Odette Alcantara used to call me, with loving sarcasm, “Miss Universe” and I would retaliate by calling her “Miss World.” Little would I guess that I’d ever quarrel with such loving terms. And only because “universal” has come to mean “global.” And “globalization,” in the wrong sense of the word, as it is touted today, is a bad word. It is the standardization or popularization of everything that benefits the Western world. (Miss World’s world).
One of globalization’s most obvious effects is that today you can hardly tell one beautiful face from another—such as of new movie stars and beauty queens. Every face seems to have been modeled on an imported template, and comes complete with a ton of makeup products for sale to achieve that “perfect look.”
Charice Pempengco seems to have surrendered her round-as-a-moon face to such a siren call. This has erased the unique physical characteristic to remember her by. Now she is just another pretty face. (Of course there’s her talent to see her through). It’s almost unnecessary to talk about plastic surgery.
The characteristics of a remodeled face are just too familiar—the eyes pulled at the corners to stretch a furrowed brow, a nose startlingly turned Caucasian. No more double chin, no more turkey neck, and the smile can no longer be smiled. It can be surreal.
Quit eating. Exercise all day to look like an anchovy—it’s fashionable. If too slothful to do so, the body-sculpting clinic can give you a shape while you doze off.
Readers by teachers
There was once an attempt to democratize the writing of public-school readers. It was assigned to a group of grade-school teachers to write. The logic was that since it was taught by them every day, they’d be the best ones to write it. Who needs a snooty creative writer! The teachers undertook the writing of the reader, not as individuals, but as a group. Everything was a communal decision—how the plot, the characters, the style of the stories would go. The writing was communal, too. Needless to say, the book turned out disastrous. It had no character—it was boring and soon became a basket case. Democratic group work.
This reminds me of a lesser but also “democratic” undertaking—the choice of a uniform costume for a group of matrons to wear to an important affair. They zeroed in on the Gibson Girl look.
If you are not old enough to remember, the Gibson Girl in the ’50s had a long billowy skirt, mutton sleeves, a kind of collar and a little black ribbon bow at the neck. The design was passed around the table for suggestions. For the dress to look good on fat and thin alike, it was suggested that the skirt be straight. Approved! Aren’t the sleeves a bit warm—can we just shorten? Approved! What about removing the collar and just making the neck a V? Approved! Isn’t the little black bow a bit too young for us? Removal approved!
I never knew how the costume ended up because I couldn’t go to the party. But from where I was sitting that day, the Gibson Girl dress was beginning to look like a maid’s uniform.
Editing the ‘saya’
The saya is my favorite formal attire because it is basically Filipino.
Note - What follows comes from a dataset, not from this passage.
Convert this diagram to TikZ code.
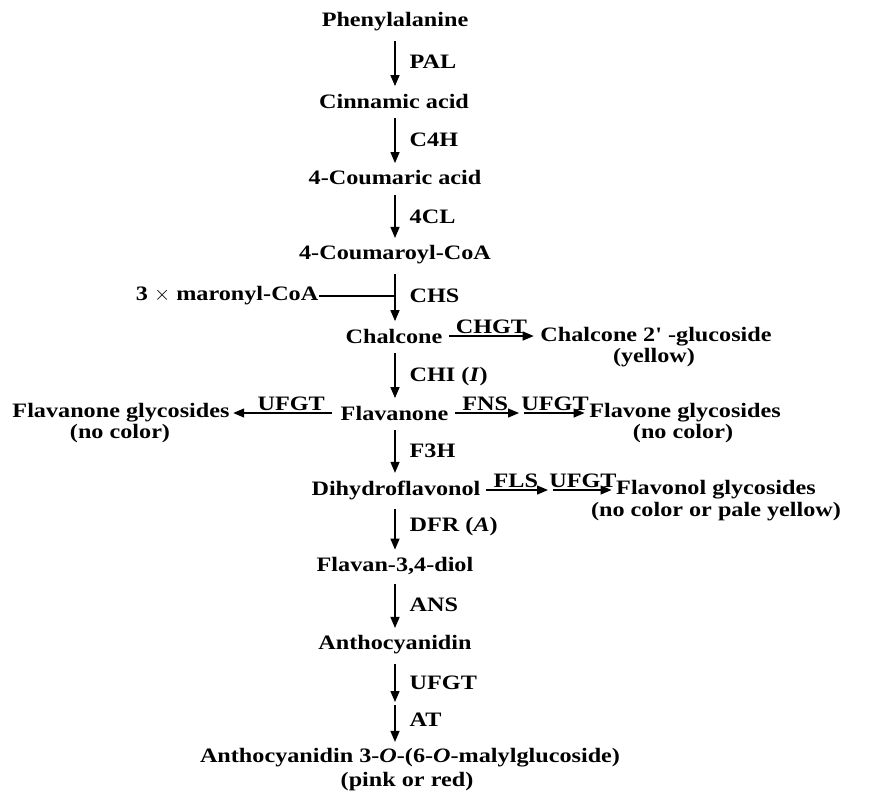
\documentclass[tikz,border=0pt]{standalone}
\usepackage{fontspec}
\setmainfont{Liberation Serif}[Ligatures=TeXOff, FakeStretch=1.18]
\usetikzlibrary{arrows.meta}
\begin{document}
\begin{tikzpicture}[x=1pt,y=-1pt,
  txt/.style={font=\fontsize{20.5}{22}\selectfont\bfseries, inner sep=0.5pt},
  enz/.style={txt, anchor=west},
  arr/.style={line width=1.3pt,-{Triangle[width=9pt,length=11pt]}},
  vline/.style={line width=1.3pt},
  va/.style={arr, shorten <=9pt, shorten >=7pt}]
\useasboundingbox (0,0) rectangle (869,796);
\coordinate (col) at (395,0);
% main column
\node[txt] (phe) at (395,22) {Phenylalanine};
\node[txt] (cin) at (394,101) {Cinnamic acid};
\node[txt] (cou) at (395,178) {4-Coumaric acid};
\node[txt] (coa) at (395,255) {4-Coumaroyl-CoA};
\node[txt] (chal) at (394,336) {Chalcone};
\node[txt] (fla) at (394.5,413) {Flavanone};
\node[txt] (dhf) at (396,490) {Dihydroflavonol};
\node[txt] (fl34) at (395,566) {Flavan-3,4-diol};
\node[txt] (ant) at (395,645) {Anthocyanidin};
\node[txt] (amg) at (410,758) {Anthocyanidin 3-\textit{O}-(6-\textit{O}-malylglucoside)};
\node[txt] (amgp) at (407,782) {(pink or red)};
% side products
\node[txt, anchor=east] (mal) at (319,296) {3 $\times$ maronyl-CoA};
\node[txt] (chg) at (656,337) {Chalcone 2' -glucoside};
\node[txt] (chgy) at (654,358) {(yellow)};
\node[txt] (fg) at (121,413) {Flavanone glycosides};
\node[txt] (fgn) at (120,434) {(no color)};
\node[txt] (fvg) at (685,413) {Flavone glycosides};
\node[txt] (fvgn) at (683,434) {(no color)};
\node[txt] (flg) at (716,490) {Flavonol glycosides};
\node[txt] (flgn) at (716,512) {(no color or pale yellow)};
% enzymes
\node[enz] (pal) at (409,62) {PAL};
\node[enz] (c4h) at (409,140) {C4H};
\node[enz] (fcl) at (409,217) {4CL};
\node[enz] (chs) at (409,296) {CHS};
\node[enz] (chi) at (409,377) {CHI (\textit{I})};
\node[enz] (fth) at (409,451) {F3H};
\node[enz] (dfr) at (409,527) {DFR (\textit{A})};
\node[enz] (ans) at (409,605) {ANS};
\node[enz] (ufgt) at (409,683) {UFGT};
\node[enz] (at) at (409,720) {AT};
% vertical arrows
\draw[va] (phe.south -| col) -- (cin.north -| col);
\draw[va] (cin.south -| col) -- (cou.north -| col);
\draw[va] (cou.south -| col) -- (coa.north -| col);
\draw[va] (coa.south -| col) -- (chal.north -| col);
\draw[va] (chal.south -| col) -- (fla.north -| col);
\draw[va] (fla.south -| col) -- (dhf.north -| col);
\draw[va] (dhf.south -| col) -- (fl34.north -| col);
\draw[va] (fl34.south -| col) -- (ant.north -| col);
\coordinate (m1) at (395,703.5);
\draw[arr, shorten <=9pt, shorten >=1.5pt] (ant.south -| col) -- (m1);
\draw[arr, shorten <=1.5pt, shorten >=6pt] (m1) -- (amg.north -| col);
% malonyl join
\draw[vline] (mal.east) -- (mal.east -| col);
% horizontal arrows
\draw[arr, shorten <=6pt, shorten >=6pt] (chal.east) -- node[above, txt, yshift=1pt] (chgt) {CHGT} (chal.east -| chg.west);
\draw[arr, shorten <=8pt, shorten >=3pt] (fla.west) -- node[above, txt, yshift=1pt, xshift=6pt] (ufgt1) {UFGT} (fla.west -| fg.east);
\coordinate (c1) at (521.5,413);
\draw[arr, shorten <=6pt, shorten >=2.5pt] (fla.east) -- node[above, txt, yshift=1pt] (fns) {FNS} (c1);
\draw[arr, shorten <=2.5pt, shorten >=4pt] (c1) -- node[above, txt, yshift=1pt] (ufgt2) {UFGT} (c1 -| fvg.west);
\coordinate (c2) at (550.5,490);
\draw[arr, shorten <=5pt, shorten >=2.5pt] (dhf.east) -- node[above, txt, yshift=1pt] (fls) {FLS} (c2);
\draw[arr, shorten <=2.5pt, shorten >=4pt] (c2) -- node[above, txt, yshift=1pt] (ufgt3) {UFGT} (c2 -| flg.west);
\end{tikzpicture}
\end{document}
But how it has devolved from native to western is a morality tale worth remembering. Way before my time, the first couturiers dismembered the saya—removed its tail, its yoke (panuelo), its overskirt (tapis).
The next bright designers connected the blouse to the skirt to make it comfortable, and streamline the look to become one continuous flow. At the same time, they changed its material to a contemporary fabric. Beautiful, but it looked exactly like a Western evening gown. With butterfly sleeves attached!
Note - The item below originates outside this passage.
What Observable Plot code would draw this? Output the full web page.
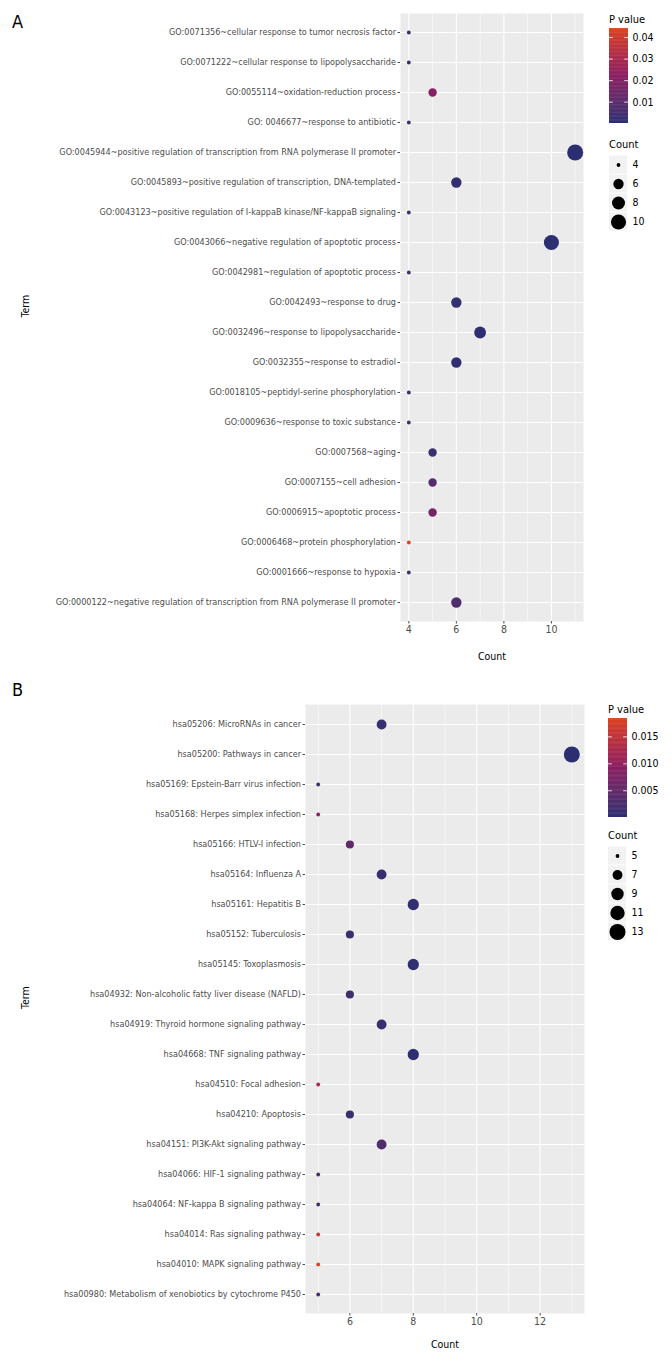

Oh, those sleeves! The original sleeves at first were down to the wrists, and then elbow length, then two inches shorter They were beautiful, transparent like paper lanterns. But the transparent fabric was soon unavailable and so the sleeves became the same cloth material as the now Western-looking evening gown-saya.
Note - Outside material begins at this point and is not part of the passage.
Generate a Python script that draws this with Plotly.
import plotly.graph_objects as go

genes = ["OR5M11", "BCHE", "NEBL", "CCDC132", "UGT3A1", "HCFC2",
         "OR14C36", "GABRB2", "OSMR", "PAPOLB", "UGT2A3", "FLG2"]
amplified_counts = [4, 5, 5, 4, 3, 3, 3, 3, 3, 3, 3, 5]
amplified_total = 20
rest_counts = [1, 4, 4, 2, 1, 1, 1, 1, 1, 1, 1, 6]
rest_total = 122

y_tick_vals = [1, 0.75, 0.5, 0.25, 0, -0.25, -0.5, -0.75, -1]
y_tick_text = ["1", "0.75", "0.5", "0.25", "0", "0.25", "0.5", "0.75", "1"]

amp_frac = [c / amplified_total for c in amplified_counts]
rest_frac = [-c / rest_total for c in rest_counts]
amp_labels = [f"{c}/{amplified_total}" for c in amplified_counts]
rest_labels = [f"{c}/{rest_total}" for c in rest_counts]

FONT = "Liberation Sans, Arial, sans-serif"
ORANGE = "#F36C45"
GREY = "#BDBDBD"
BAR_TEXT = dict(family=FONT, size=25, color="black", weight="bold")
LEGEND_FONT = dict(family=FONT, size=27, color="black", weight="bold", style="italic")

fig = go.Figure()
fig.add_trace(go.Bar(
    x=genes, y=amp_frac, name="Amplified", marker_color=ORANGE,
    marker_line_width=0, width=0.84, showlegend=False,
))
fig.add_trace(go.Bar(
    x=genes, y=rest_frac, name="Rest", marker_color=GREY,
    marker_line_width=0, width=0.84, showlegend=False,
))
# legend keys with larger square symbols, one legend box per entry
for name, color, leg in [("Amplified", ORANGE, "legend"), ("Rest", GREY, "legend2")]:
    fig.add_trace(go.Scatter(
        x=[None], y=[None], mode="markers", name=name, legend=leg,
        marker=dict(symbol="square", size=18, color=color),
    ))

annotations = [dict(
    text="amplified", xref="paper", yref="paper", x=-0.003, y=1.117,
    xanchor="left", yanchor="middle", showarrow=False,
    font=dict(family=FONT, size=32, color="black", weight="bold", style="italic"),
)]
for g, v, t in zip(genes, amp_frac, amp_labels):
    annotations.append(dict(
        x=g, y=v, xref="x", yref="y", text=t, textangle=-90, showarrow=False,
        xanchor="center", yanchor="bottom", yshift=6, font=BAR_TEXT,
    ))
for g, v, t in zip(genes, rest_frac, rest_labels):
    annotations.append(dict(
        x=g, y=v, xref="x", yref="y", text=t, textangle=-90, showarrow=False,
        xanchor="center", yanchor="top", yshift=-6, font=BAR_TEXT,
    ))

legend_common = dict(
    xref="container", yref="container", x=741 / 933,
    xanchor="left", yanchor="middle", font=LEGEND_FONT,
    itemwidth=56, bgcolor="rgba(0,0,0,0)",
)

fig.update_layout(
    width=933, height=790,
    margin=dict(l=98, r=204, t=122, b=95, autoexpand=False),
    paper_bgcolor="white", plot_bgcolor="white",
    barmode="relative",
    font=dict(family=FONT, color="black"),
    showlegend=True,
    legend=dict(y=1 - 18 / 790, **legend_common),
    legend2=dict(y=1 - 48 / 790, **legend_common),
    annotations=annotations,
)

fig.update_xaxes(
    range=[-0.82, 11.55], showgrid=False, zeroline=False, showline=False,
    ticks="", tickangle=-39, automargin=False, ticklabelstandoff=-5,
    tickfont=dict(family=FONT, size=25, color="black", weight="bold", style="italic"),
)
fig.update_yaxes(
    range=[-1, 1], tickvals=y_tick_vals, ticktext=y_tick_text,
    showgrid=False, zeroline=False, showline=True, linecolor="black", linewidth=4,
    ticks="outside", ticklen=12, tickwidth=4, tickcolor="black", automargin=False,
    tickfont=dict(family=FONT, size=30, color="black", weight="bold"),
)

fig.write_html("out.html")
The abused saya sleeves got reduced in size even more! In the last version I spotted, they were the size of ordinary puffed sleeves but flattened like pancakes. The saya was at last democratic!
There is no entity I revere more than the Palanca Memorial Awards. Since the ’50s it has steadfastly encouraged Filipino writers to do their best. In the beginning there was only one category, the short story, English and Filipino, three prizes each. It was a singular honor to win an award.
Today there are about 21 categories of three prizes each, almost a hundred winners every year! Like the beautiful faces that one can no longer tell apart, or the saya that one can’t tell from the evening dress, it is almost impossible to remember the winners.
Awards are the most elitist of undertakings. They choose the unique, the most outstanding. They are not slices of a mammoth cake to be given to everyone. Those are called grants. This is not to suggest that there shouldn’t be so many categories.
I just don’t know how to reverse the process—raise the amount of the prize money but don’t add any more categories? Memorialize the literary pieces in books—some of this has been done. Stagger the awarding ceremonies per category? Worth a think, don’t you think?